CARY, N.C. – INDA (Association of the Nonwoven Fabrics Industry) and EDANA, the global trade associations representing consumer wipes manufacturers and supply chains, have published an update to their strict guidelines for labeling of non-flushable wipes and for assessing the flushability of disposable nonwoven wipes.
Wastewater operators across America and Europe are facing challenges associated with clogs due to various causes, such as aging infrastructure, “fatbergs” (coagulations of fats, oils, and grease) and the improper flushing habits of many consumers. Numerous findings, most recently the 2017 Water UK Study, show consumers are flushing too many products not designed to be flushed.

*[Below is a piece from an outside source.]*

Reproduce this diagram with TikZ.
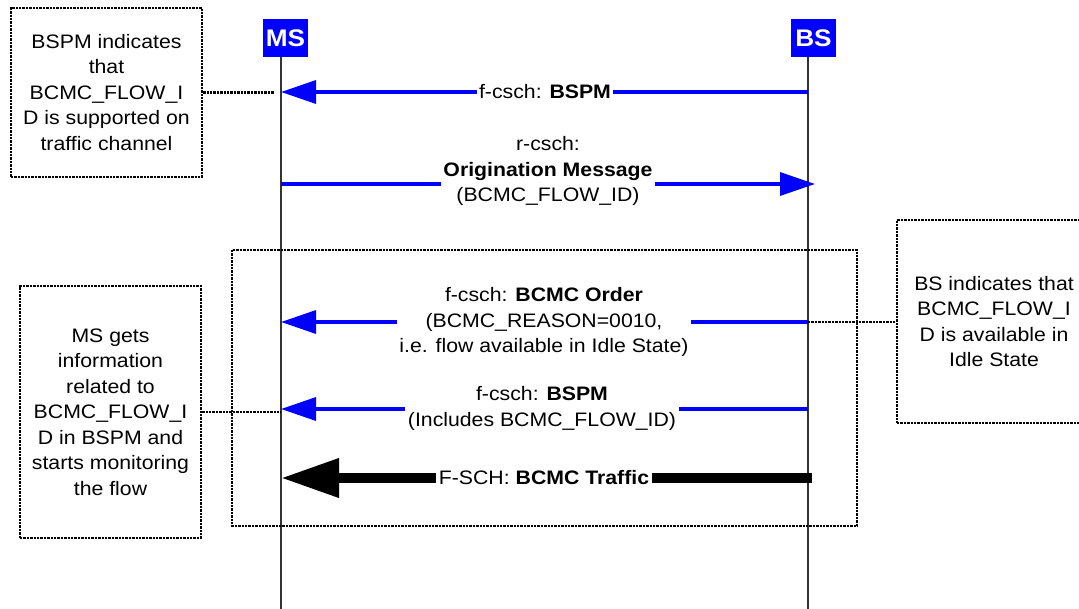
\documentclass[tikz,border=0pt]{standalone}
\usepackage{fontspec}
\setmainfont{Liberation Sans}[FakeStretch=1.09]
\usepackage{tikz}
\usetikzlibrary{arrows.meta}
\tikzset{
    note/.style={
        draw,line width=2.2pt,dash pattern=on 2.4pt off 1pt,
        align=center,inner sep=0pt,
        font=\fontsize{19.5}{25.5}\selectfont
    },
    entity/.style={
        fill=blue,text=white,inner sep=0pt,
        minimum width=45pt,minimum height=38pt,
        font=\fontsize{24}{24}\selectfont\bfseries
    },
    lifeline/.style={draw=black!80,line width=1.2pt},
    msg/.style={blue,line width=3.3pt,-{Triangle[length=35pt,width=23pt]}},
    traffic/.style={black,line width=10pt,-{Triangle[length=58pt,width=37pt]}},
    msg label/.style={
        fill=white,inner sep=2.5pt,align=center,
        font=\fontsize{19.5}{25.5}\selectfont
    },
    link/.style={line width=2.2pt,dash pattern=on 2.4pt off 1pt}
}
\begin{document}
\begin{tikzpicture}[x=1pt,y=-1pt]
\useasboundingbox (0,0) rectangle (1079,609);
\clip (0,0) rectangle (1079,609);
\node[entity] (ms) at (285.5,38) {MS};
\node[entity] (bs) at (813.5,38) {BS};
\foreach \n/\x in {ms/281,bs/808} {
    \coordinate (\n top) at (\x,57);
    \coordinate (\n end) at (\x,609);
    \draw[lifeline] (\n top) -- (\n end);
}
\foreach \i/\y in {1/92,2/184,3/322,4/409,5/478} {
    \coordinate (ms\i) at (281,\y);
    \coordinate (bs\i) at (808,\y);
}
\draw[link] (232,250) rectangle (857,526);
% messages
\draw[msg] (bs1) -- (ms1);
\node[msg label] (m1) at (545,92) {f-csch: \textbf{BSPM}};
\draw[msg,shorten >=-7pt] (ms2) -- (bs2);
\node[msg label] (m2) at (548,171) {r-csch:\\\textbf{Origination Message}\\(BCMC\_FLOW\_ID)};
\draw[msg] (bs3) -- (ms3);
\node[msg label] (m3) at (544,322) {f-csch: \textbf{BCMC Order}\\(BCMC\_REASON=0010,\\i.e. flow available in Idle State)};
\draw[msg] (bs4) -- (ms4);
\node[msg label] (m4) at (542,408.5) {f-csch: \textbf{BSPM}\\(Includes BCMC\_FLOW\_ID)};
\draw[traffic,shorten <=-4pt] (bs5) -- (ms5);
\node[msg label] (m5) at (544,478) {F-SCH: \textbf{BCMC Traffic}};
% notes
\node[note,minimum width=191pt,minimum height=169pt] (bspm note) at (106.5,92.5)
    {BSPM indicates\\that\\BCMC\_FLOW\_I\\D is supported on\\traffic channel};
\node[note,minimum width=181pt,minimum height=252pt] (ms note) at (110.5,412)
    {MS gets\\information\\related to\\BCMC\_FLOW\_I\\D in BSPM and\\starts monitoring\\the flow};
\node[note,minimum width=194pt,minimum height=203pt] (bs note) at (994,321.5)
    {BS indicates that\\BCMC\_FLOW\_I\\D is available in\\Idle State};
\coordinate (bspm end) at (274,92.5);
\draw[link] (bspm note.east) -- (bspm end);
\draw[link] (ms note.east) -- (ms note.east -| ms4);
\draw[link] (bs3) -- (bs3 -| bs note.west);
\end{tikzpicture}
\end{document}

A 2016 NYC Study found that 98 percent of what was collected from wastewater treatment plant screens consisted of non-flushable items, including:
non-flushable paper (such as paper towels)

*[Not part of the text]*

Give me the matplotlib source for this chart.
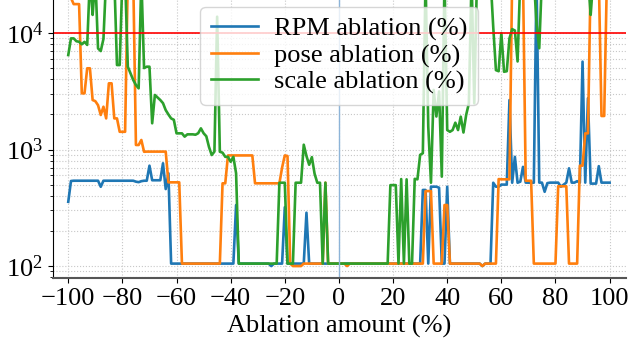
import numpy as np
import matplotlib
matplotlib.use('Agg')
import matplotlib.pyplot as plt

# ablation amount in %, one sample per step
x = np.arange(-100, 101)

# values (log scale); 30000 = goes off the top
rpm = [
    356, 537, 540, 540, 540, 540, 540, 540, 540, 540,        # -100
    540, 540, 479, 540, 540, 540, 540, 540, 540, 540,        # -90
    540, 540, 540, 540, 540, 530, 525, 535, 540, 540,        # -80
    727, 545, 545, 545, 545, 762, 458, 625, 105, 105,        # -70
    105, 105, 105, 105, 105, 105, 105, 105, 105, 105,        # -60
    105, 105, 105, 105, 105, 105, 105, 105, 105, 105,        # -50
    105, 105, 334, 105, 105, 105, 105, 105, 105, 105,        # -40
    105, 105, 105, 105, 105, 100, 105, 105, 105, 105,        # -30
    320, 105, 105, 105, 105, 105, 105, 105, 287, 105,        # -20
    105, 105, 105, 105, 105, 105, 105, 105, 105, 105,        # -10
    105, 105, 105, 105, 105, 105, 105, 105, 105, 105,        # 0
    105, 105, 105, 105, 105, 105, 105, 105, 105, 105,        # 10
    105, 105, 105, 105, 105, 105, 105, 105, 105, 105,        # 20
    105, 450, 450, 105, 480, 480, 480, 470, 105, 105,        # 30
    480, 105, 105, 105, 105, 105, 105, 105, 105, 105,        # 40
    105, 105, 105, 100, 105, 105, 105, 519, 480, 480,        # 50
    500, 500, 500, 2660, 519, 866, 519, 530, 710, 520,       # 60
    519, 519, 519, 30000, 520, 520, 434, 515, 520, 520,      # 70
    520, 520, 480, 500, 520, 690, 520, 520, 535, 520,        # 80
    5680, 520, 2760, 510, 510, 510, 720, 520, 520, 520,      # 90
    520,
]

pose = [
    30000, 20000, 17700, 17700, 17700, 3035, 3035, 4980, 4980, 2660,   # -100
    2600, 2400, 1980, 2330, 1850, 3700, 3700, 1850, 1850, 1420,        # -90
    1420, 1420, 30000, 30000, 30000, 1094, 1094, 1208, 957, 960,       # -80
    960, 960, 960, 960, 960, 960, 960, 523, 523, 523,                  # -70
    523, 523, 105, 105, 105, 105, 105, 105, 105, 105,                  # -60
    105, 105, 105, 105, 105, 105, 105, 513, 513, 890,                  # -50
    890, 890, 890, 890, 890, 890, 890, 890, 890, 513,                  # -40
    513, 513, 513, 513, 513, 513, 513, 513, 513, 700,                  # -30
    890, 880, 105, 100, 100, 100, 100, 105, 105, 105,                  # -20
    105, 105, 105, 105, 105, 520, 105, 105, 105, 105,                  # -10
    105, 105, 105, 100, 105, 105, 105, 105, 105, 105,                  # 0
    105, 105, 105, 105, 105, 105, 105, 105, 105, 105,                  # 10
    105, 105, 105, 105, 105, 105, 105, 105, 105, 105,                  # 20
    105, 105, 440, 440, 440, 105, 105, 105, 105, 334,                  # 30
    334, 105, 105, 105, 105, 105, 105, 105, 105, 105,                  # 40
    105, 105, 105, 100, 105, 105, 105, 105, 105, 558,                  # 50
    555, 555, 555, 555, 30000, 30000, 30000, 30000, 30000, 540,        # 60
    540, 540, 105, 105, 105, 105, 105, 105, 105, 105,                  # 70
    105, 484, 484, 484, 484, 105, 105, 105, 105, 727,                  # 80
    727, 1377, 1377, 30000, 30000, 30000, 30000, 1940, 1940, 30000,    # 90
    30000,
]

scale = [
    6470, 8990, 8990, 8500, 8410, 8000, 8400, 7900, 30000, 14300,      # -100
    30000, 7380, 7000, 8900, 30000, 30000, 30000, 30000, 5310, 5310,   # -90
    30000, 30000, 5140, 4500, 3950, 3580, 3350, 30000, 5000, 5140,     # -80
    5140, 1680, 2940, 2800, 2660, 2500, 2180, 2000, 1850, 1800,        # -70
    1377, 1377, 1377, 1290, 1350, 1350, 1350, 1340, 1380, 1520,        # -60
    1380, 1300, 1050, 897, 960, 13800, 957, 940, 866, 866,             # -50
    785, 866, 625, 105, 105, 105, 105, 105, 105, 105,                  # -40
    105, 105, 105, 105, 105, 105, 105, 105, 519, 519,                  # -30
    519, 105, 105, 105, 519, 519, 519, 1100, 880, 740,                 # -20
    860, 620, 519, 519, 105, 519, 105, 105, 105, 105,                  # -10
    105, 105, 105, 105, 105, 105, 105, 105, 105, 105,                  # 0
    105, 105, 105, 105, 105, 105, 105, 105, 105, 495,                  # 10
    495, 495, 105, 558, 105, 555, 105, 105, 560, 555,                  # 20
    900, 930, 30000, 1570, 519, 3250, 1920, 3150, 585, 30000,          # 30
    1470, 1420, 1470, 1700, 1470, 1915, 1400, 1980, 2490, 30000,       # 40
    2490, 30000, 30000, 30000, 30000, 30000, 30000, 11300, 4800, 4700, # 50
    10000, 4650, 4700, 9000, 10800, 10500, 5700, 30000, 30000, 30000,  # 60
    30000, 30000, 30000, 12000, 7400, 30000, 30000, 30000, 30000, 30000,  # 70
    30000, 30000, 30000, 30000, 30000, 30000, 30000, 30000, 30000, 30000,  # 80
    30000, 30000, 30000, 14300, 30000, 30000, 30000, 30000, 30000, 30000,  # 90
    30000,
]

threshold = 1e4

plt.rcParams['font.family'] = ['Liberation Serif', 'DejaVu Serif']
plt.rcParams['mathtext.fontset'] = 'stix'
plt.rcParams['font.size'] = 19

fig = plt.figure(figsize=(6.29, 3.51), dpi=100)
ax = fig.add_axes([0.084, 0.208, 0.911, 0.792])

ax.plot(x, rpm, color='C0', lw=1.9, label='RPM ablation (%)')
ax.plot(x, pose, color='C1', lw=1.9, label='pose ablation (%)')
ax.plot(x, scale, color='C2', lw=1.9, label='scale ablation (%)')

ax.axhline(threshold, color='red', lw=1.2)
ax.axvline(0, color='#8db4d8', lw=1.0)

ax.set_yscale('log')
ax.set_xlim(-105.7, 106)
ax.set_ylim(79, 19200)
ax.set_xticks(np.arange(-100, 101, 20))

ax.set_axisbelow(True)
ax.grid(which='major', ls=':', color='#c8c8c8', lw=0.8)
ax.grid(which='minor', axis='y', ls=':', color='#c8c8c8', lw=0.8)

ax.spines['top'].set_visible(False)
ax.spines['right'].set_visible(False)
ax.spines['bottom'].set_color('#555555')
ax.spines['bottom'].set_linewidth(1.5)

ax.set_xlabel('Ablation amount (%)')

ax.legend(loc='upper center', borderaxespad=0.25, handlelength=1.8,
          handletextpad=0.6, labelspacing=0.1, framealpha=0.8)

fig.savefig('out.png', dpi=100)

feminine hygiene products (tampons and pads)
household cleaning wipes
To help consumers and communities reduce the burden to their wastewater infrastructure, INDA and EDANA are introducing the updated Code of Practice: Communicating Appropriate Disposal Pathways for Nonwoven Wipes to Protect Wastewater Systems, Second Edition, 2017 (Code of Practice for labeling).
This new edition requires that non-flushable wipes display the “Do Not Flush” symbol on wipe packaging such that it is viewable on shelf at the point of purchase and visible each time a wipe is removed from its dispenser package. Pilot programs conducted by wastewater organizations in cooperation with INDA have demonstrated that focused consumer awareness campaigns can reduce the improper flushing of baby wipes by about 50 percent.
“The prominent ‘Do Not Flush’ symbol on non-flushable products like baby wipes will help raise awareness of the importance of why these products should be thrown in the trash – not flushed,” said Pierre Wiertz, general manager of EDANA.
Flushable wipes are designed to be compatible with household pipes and with municipal and home wastewater collection and treatment systems. Flushable wipes are designed to stay strong in use, have a mechanism to weaken after flushing, and degrade biologically in wastewater treatment systems. However, baby wipes, cleaning wipes and other non-flushable wet wipes maintain their strength after being flushed and can be a leading cause of clogs.
The new Edition Four of the Guidelines for Assessing the Flushability of Disposable Nonwoven Products serves as a resource for manufacturers and brand owners to ensure their flushable wipes are compatible with existing wastewater infrastructure. Edition Four updates certain test methods and criteria for passing. These tests are grounded in significant research and testing carried out by INDA members and technical experts with extensive input from wastewater professionals.
“This update enhances the Guidelines for flushable products to ensure continued compatibility with wastewater infrastructure,” said Dave Rousse, president of INDA.
The Guidelines include seven flushability assessment tests related to performance in pipes, pumps, and both household septic systems and municipal wastewater treatment systems. Products may only be labeled “flushable” if they meet the demands of all seven tests.
Edition Four of the Guidelines and the new Code of Practice for labeling are available to download at no charge from both the EDANA and INDA websites. Full and individual test methods are free to INDA and EDANA members and available for a fee to nonmembers.